New Plein Air Oil Paintings from Mentor's Day

"Early Sring -Leighton Centre", 8x10", plein air oil painting

Yesterday was "Mentor's Day" at the Leighton Centre, just outside of Calgary. This is the third time I have had the honor of being selected to be one of the mentors chosen to share my knowledge with about 35 eager students at the LC. It was a rather blustery day, although the sun was shinning most of the day. I was slated to do plein air oil painting, and the above image is my first painting, done out on the exposed ridge. I was pretty cold despite the multiple layers by the time this was done. It isn't a very good photograph I am afraid -hard to capture the darks when the paint is still wet and shiny.

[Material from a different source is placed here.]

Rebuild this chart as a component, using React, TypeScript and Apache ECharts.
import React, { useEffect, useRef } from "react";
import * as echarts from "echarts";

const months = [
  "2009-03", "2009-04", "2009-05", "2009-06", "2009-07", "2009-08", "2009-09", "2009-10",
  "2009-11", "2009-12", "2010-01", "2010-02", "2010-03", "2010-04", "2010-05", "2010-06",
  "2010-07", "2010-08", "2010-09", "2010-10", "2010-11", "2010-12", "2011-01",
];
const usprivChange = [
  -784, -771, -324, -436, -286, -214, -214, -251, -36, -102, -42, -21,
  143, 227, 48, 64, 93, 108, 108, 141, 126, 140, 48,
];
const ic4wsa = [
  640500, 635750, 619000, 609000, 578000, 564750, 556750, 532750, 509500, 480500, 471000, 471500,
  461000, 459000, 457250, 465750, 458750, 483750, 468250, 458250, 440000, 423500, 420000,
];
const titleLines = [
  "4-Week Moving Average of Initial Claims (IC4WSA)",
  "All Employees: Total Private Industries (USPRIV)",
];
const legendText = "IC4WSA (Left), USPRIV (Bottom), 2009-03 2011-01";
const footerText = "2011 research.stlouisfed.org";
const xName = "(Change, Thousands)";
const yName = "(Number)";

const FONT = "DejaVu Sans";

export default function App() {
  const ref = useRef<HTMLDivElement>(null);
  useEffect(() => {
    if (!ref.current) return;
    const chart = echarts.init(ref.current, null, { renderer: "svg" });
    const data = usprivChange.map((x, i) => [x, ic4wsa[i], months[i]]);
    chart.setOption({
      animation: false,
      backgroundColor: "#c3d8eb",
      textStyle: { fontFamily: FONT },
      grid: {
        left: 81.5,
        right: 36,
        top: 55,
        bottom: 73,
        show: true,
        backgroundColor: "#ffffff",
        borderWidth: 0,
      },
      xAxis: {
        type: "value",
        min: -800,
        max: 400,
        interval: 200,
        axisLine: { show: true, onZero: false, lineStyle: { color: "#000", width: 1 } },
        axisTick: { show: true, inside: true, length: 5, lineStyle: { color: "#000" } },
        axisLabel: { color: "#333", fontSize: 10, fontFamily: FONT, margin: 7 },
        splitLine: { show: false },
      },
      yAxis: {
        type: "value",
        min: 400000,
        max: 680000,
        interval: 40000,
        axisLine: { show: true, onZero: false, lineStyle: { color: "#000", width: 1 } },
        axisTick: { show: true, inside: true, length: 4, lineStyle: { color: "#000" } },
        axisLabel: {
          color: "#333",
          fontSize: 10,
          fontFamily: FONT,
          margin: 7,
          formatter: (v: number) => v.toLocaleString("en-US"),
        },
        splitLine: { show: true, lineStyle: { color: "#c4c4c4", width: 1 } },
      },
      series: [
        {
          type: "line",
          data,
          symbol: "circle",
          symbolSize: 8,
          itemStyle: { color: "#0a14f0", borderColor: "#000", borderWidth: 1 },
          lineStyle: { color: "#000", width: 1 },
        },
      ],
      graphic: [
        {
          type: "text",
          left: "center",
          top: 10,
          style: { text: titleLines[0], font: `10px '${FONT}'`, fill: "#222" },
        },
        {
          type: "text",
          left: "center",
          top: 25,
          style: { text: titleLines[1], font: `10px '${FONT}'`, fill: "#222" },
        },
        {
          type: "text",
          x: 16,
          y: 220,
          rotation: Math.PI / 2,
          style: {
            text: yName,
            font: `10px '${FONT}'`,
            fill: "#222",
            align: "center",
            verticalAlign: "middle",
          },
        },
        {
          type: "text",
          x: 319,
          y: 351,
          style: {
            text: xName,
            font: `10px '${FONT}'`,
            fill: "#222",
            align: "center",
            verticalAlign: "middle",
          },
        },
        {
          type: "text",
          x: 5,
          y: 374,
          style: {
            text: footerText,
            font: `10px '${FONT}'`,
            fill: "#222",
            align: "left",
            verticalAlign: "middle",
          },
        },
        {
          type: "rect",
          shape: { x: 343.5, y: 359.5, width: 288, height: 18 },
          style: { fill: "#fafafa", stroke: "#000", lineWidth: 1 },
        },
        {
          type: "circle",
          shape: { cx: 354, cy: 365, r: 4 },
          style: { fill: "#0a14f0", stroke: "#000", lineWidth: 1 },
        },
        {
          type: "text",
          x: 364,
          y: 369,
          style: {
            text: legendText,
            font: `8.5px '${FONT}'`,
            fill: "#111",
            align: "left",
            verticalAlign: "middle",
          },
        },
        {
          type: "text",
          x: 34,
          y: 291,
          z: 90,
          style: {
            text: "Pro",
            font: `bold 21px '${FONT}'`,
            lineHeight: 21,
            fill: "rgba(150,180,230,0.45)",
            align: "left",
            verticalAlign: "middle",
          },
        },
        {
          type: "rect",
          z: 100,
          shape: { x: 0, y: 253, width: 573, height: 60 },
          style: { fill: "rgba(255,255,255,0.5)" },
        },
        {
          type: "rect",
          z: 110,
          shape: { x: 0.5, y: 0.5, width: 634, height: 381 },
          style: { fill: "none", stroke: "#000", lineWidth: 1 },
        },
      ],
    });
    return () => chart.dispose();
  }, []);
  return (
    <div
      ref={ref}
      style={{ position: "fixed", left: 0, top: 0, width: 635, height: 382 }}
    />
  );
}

"Spring Skies-LC", 9x12", plein air oil painting

This is the second painting of the day. This time I was smart and parked myself on the balcony away from the wind. I had many more observers for this one -I wonder why?? This pretty much captures the feeling of the afternoon, and I am really happy with it. I had to do a tiny bit of tweaking on this one when I got home I will admit.


Thursday, May 6, 2010


More mugging up for the camera -did I tell you Evan is an actor??

Evan's choice for an art adventure was to take in the Rodin Museum. This is set in a wonderful old hotel that was at one time the Rodin atelier, along with studios for greats such as Matisse. This is one of the sculptures that I was really taken with -I have never seen an expression like this on a sculpture before.

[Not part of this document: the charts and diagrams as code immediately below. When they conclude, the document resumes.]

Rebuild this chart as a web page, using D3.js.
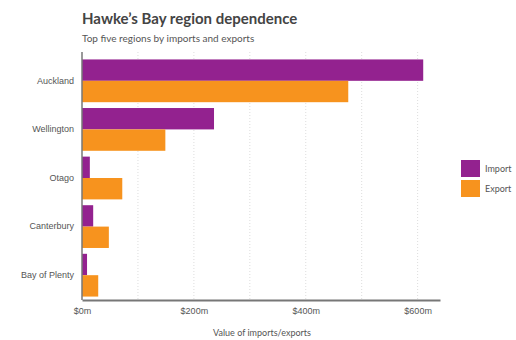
<!DOCTYPE html>
<html>
<head>
<meta charset="utf-8">
<script src="https://cdn.jsdelivr.net/npm/d3@7"></script>
<style>
  body { margin: 0; background: #fff; }
  svg { font-family: Lato, "Open Sans", sans-serif; }
</style>
</head>
<body>
<svg id="chart" width="516" height="340"></svg>
<script>
// data
const regions = ["Auckland", "Wellington", "Otago", "Canterbury", "Bay of Plenty"];
const importValues = [610, 236, 14, 20, 9];
const exportValues = [476, 149, 72, 48, 29];
const seriesNames = ["Import", "Export"];
const tickValues = [0, 200, 400, 600];

const svg = d3.select("#chart");
const colour = d3.scaleOrdinal().domain(seriesNames).range(["#93228f", "#f7931e"]);

const x = d3.scaleLinear().domain([0, 640]).range([82, 440]);
const y = d3.scaleBand().domain(regions).range([57, 299]).paddingInner(0.12).paddingOuter(0.05);
const ySub = d3.scaleBand().domain(seriesNames).range([0, y.bandwidth()]);

// gridlines every $100m
svg.append("g")
  .selectAll("line")
  .data(d3.range(100, 700, 100))
  .join("line")
    .attr("x1", d => x(d)).attr("x2", d => x(d))
    .attr("y1", 52).attr("y2", 300)
    .attr("stroke", "#ddd")
    .attr("stroke-dasharray", "1,2");

// bars
const rows = regions.map((r, i) => ({ region: r, values: [importValues[i], exportValues[i]] }));
svg.append("g")
  .selectAll("g")
  .data(rows)
  .join("g")
    .attr("transform", d => `translate(0,${y(d.region)})`)
  .selectAll("rect")
  .data(d => seriesNames.map((s, j) => ({ series: s, value: d.values[j] })))
  .join("rect")
    .attr("x", x(0))
    .attr("y", d => ySub(d.series))
    .attr("width", d => x(d.value) - x(0))
    .attr("height", ySub.bandwidth())
    .attr("fill", d => colour(d.series));

// axes
const xAxis = svg.append("g")
  .attr("transform", "translate(0,300)")
  .call(d3.axisBottom(x).tickValues(tickValues).tickFormat(d => "$" + d + "m").tickSize(0).tickPadding(8));
xAxis.select(".domain").attr("stroke", "#777").attr("stroke-width", 2);
xAxis.selectAll("text").attr("fill", "#555").attr("font-size", 9);

const yAxis = svg.append("g")
  .attr("transform", `translate(${x(0)},0)`)
  .call(d3.axisLeft(y).tickSize(0).tickPadding(8));
yAxis.select(".domain").attr("stroke", "#777").attr("stroke-width", 1.5)
  .attr("d", "M0,52V300");
yAxis.selectAll("text").attr("fill", "#555").attr("font-size", 9);

// titles
svg.append("text")
  .attr("x", 82).attr("y", 24)
  .attr("font-size", 15).attr("font-weight", "bold").attr("fill", "#444")
  .text("Hawke\u2019s Bay region dependence");
svg.append("text")
  .attr("x", 82).attr("y", 42)
  .attr("font-size", 10).attr("fill", "#555")
  .text("Top five regions by imports and exports");

svg.append("text")
  .attr("x", 262).attr("y", 336)
  .attr("text-anchor", "middle")
  .attr("font-size", 9).attr("fill", "#555")
  .text("Value of imports/exports");

// legend
const legend = svg.append("g")
  .selectAll("g")
  .data(seriesNames)
  .join("g")
    .attr("transform", (d, i) => `translate(461,${160 + i * 20})`);
legend.append("rect")
  .attr("width", 19).attr("height", 17)
  .attr("fill", d => colour(d));
legend.append("text")
  .attr("x", 24).attr("y", 12)
  .attr("font-size", 9).attr("fill", "#555")
  .text(d => d);
</script>
</body>
</html>
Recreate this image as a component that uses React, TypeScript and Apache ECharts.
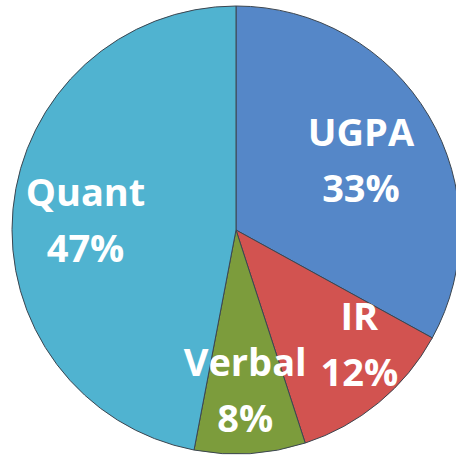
import React, { useEffect, useRef } from "react";
import * as echarts from "echarts";

const categories = ["UGPA", "IR", "Verbal", "Quant"];
const values = [33, 12, 8, 47];
const colors = ["#5587C8", "#D25350", "#7C9C3C", "#50B3D0"];
const labelOffsets = [
  [26, -12],
  [50, 24],
  [2, 44],
  [-36, 0],
];

export default function App() {
  const ref = useRef<HTMLDivElement>(null);
  useEffect(() => {
    if (!ref.current) return;
    const chart = echarts.init(ref.current, null, { renderer: "svg" });
    chart.setOption({
      animation: false,
      backgroundColor: "#ffffff",
      series: [
        {
          type: "pie",
          center: [236, 230],
          radius: 224,
          startAngle: 90,
          clockwise: true,
          avoidLabelOverlap: false,
          itemStyle: { borderColor: "#3c4650", borderWidth: 1 },
          label: {
            show: true,
            position: "inside",
            formatter: "{b}\n{d}%",
            color: "#ffffff",
            fontFamily: "Open Sans",
            fontWeight: "bold",
            fontSize: 38,
            lineHeight: 56,
            align: "center",
          },
          labelLine: { show: false },
          labelLayout: (p: any) => ({
            dx: labelOffsets[p.dataIndex][0],
            dy: labelOffsets[p.dataIndex][1],
          }),
          emphasis: { disabled: true },
          data: categories.map((c, i) => ({
            name: c,
            value: values[i],
            itemStyle: { color: colors[i] },
          })),
        },
      ],
    });
    return () => chart.dispose();
  }, []);
  return <div ref={ref} style={{ width: 456, height: 456, position: "absolute", left: 0, top: 0 }} />;
}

Another of the Rodin sculptures- this is one of many that are in the outdoor gardens, where the light plays off the bronze reflecting the surrounding elements, giving off amazing colours and values. Bernini is still my favorite sculpture artist, but these, in this setting, really took my breath away.


Tuesday, May 4, 2010

Paris -The First Time!

This is my son Evan. We played a lot with photography throughout our trip, it was so much fun. Here we are taking advantage of the rainy spring weather with a leap of faith.

No introductions needed for this one. The nice light happened just as the sun was going down. The trees weren't leaved out yet, which in a way was good as they didn't obstruct our view.

Artsy photo taken in Sepia.

One of the wonderful sculptures at the Louve, "Cupid and Psyche" particularly took my breath away. The natural lighting coming in from the large windows really made the sculptures take on a live of their own. Also capturing my imagination was Michelangeo's "Dying Slave". Hardly looked like he was shedding this mortal coil to me, maybe dying to be touched...


Saturday, May 1, 2010

Pantheon in Paris

This is the Pantheon in Paris. We had a Paris Museum pass, which is the thing to get if you want to take in some culture without waiting in long lineups. So we thought we would check out this great monument to the French Revolution. It is an amazingly beautiful building that has some great paintings and Foucaults's pendulum, which has been swinging there since 1851.

This painting of St John (I think) was a lucky shot. The painting has painted rays of sun shining down on the apostle, and I just happened to be there when the real sun was shining though the stained glass windows in exactly the same slant as that in the painting. Cool eh?

I haven't been painting since I got back from France, so I thought I would give you a bit of travelogue and some cool photos I took while there.